Quelque 8 millions de Maliens étaient appelés à voter dimanche pour le premier tour de la présidentielle. Si le scrutin s’est bien déroulé dans le sud du pays, des incidents ont éclaté dans le centre et le nord.

« C’était une journée fatigante. Il y a eu de l’affluence toute la journée », confie Aminata Keïta, présidente d’un bureau de vote de Badalabougou, à Bamako. « Sur 482 inscrits, nous avons enregistré 215 votants », ajoute-t-elle. Une demi-heure avant la fermeture, des files d’attente étaient encore formées devant les bureaux de vote.

À Hamdalaye en revanche, toujours dans la capitale malienne, Seydou Diarra déplorait un niveau de participation très bas en début d’après-midi. « Sur 485 inscrits, nous n’avons encore reçu que 150 personnes », regrette le président de bureau, assisté de ses assesseurs sous le regard des délégués de la majorité et de l’opposition.

Le dépouillement a pu commencer dans la soirée comme prévu. Les premiers résultats officiels et le taux de participation devrait être disponible à partir de ce lundi. Habituellement, ce dernier ne dépasse pas les 50 % au Mali.

Dans l’ensemble le vote s’est déroulé dans le calme dans la capitale Bamako, et aucun incident majeur n’a été signalé par les observateurs. Au cours d’une conférence de presse, Bokary Treta, directeur de campagne de IBK, candidat à sa propre succession, s’est félicité du déroulement du scrutin « dans le calme et la sérénité sur toute l’étendue du territoire ».

Il a qualifié de « mineurs » les incidents qui ont éclaté dans le centre au cours de la journée. « Il y a quelques violences, mais elles ne remettent pas en cause le scrutin. Cette année, l’élection se déroule dans des communes où nous n’avions pas pu tenir de scrutin en 2016 », a-t-il estimé, tout en exhortant tous les acteurs à « accepter le verdict des urnes ».

« Rester vigilant »

À quelques centaines de mètres de là, au siège du QG de campagne de Soumaïla Cissé, chef de file de l’opposition, l’ambiance est tout autre. « Nous sommes en train de faire remonter toutes les informations concernant les incidents que nos délégués sur place ont pu observer. Nous avons aussi des huissiers sur le terrain. Il est très important de rester vigilants », explique Samba Moustapha Ba, membre de l’équipe de campagne.

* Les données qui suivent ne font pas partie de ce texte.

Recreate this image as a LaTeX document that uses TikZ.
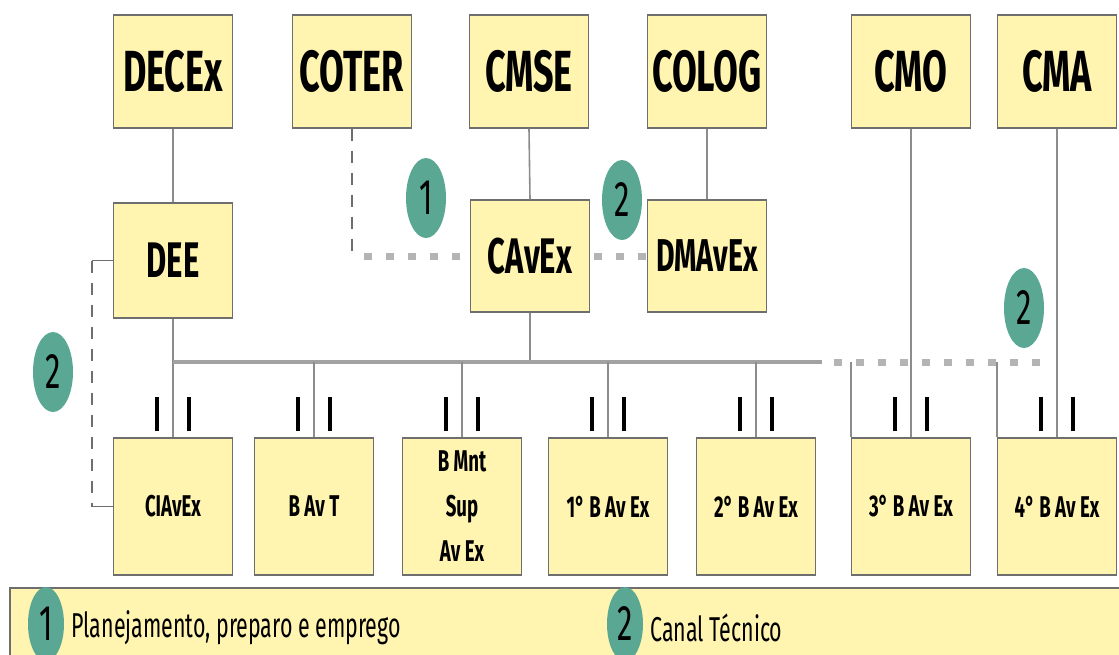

Les observateurs de l’UE ont pour leur part demandé au gouvernement, une demi-heure avant la fermeture des bureaux de vote, la liste des bureaux où l’élection n’a pas pu se dérouler, et ce avant le début de la compilation des résultats. Ils rejoignent ainsi l’opposition qui avait fait de cette question une des principales préoccupations au cours des discussions de samedi avec le Premier ministre Soumeylou Boubèye Maïga.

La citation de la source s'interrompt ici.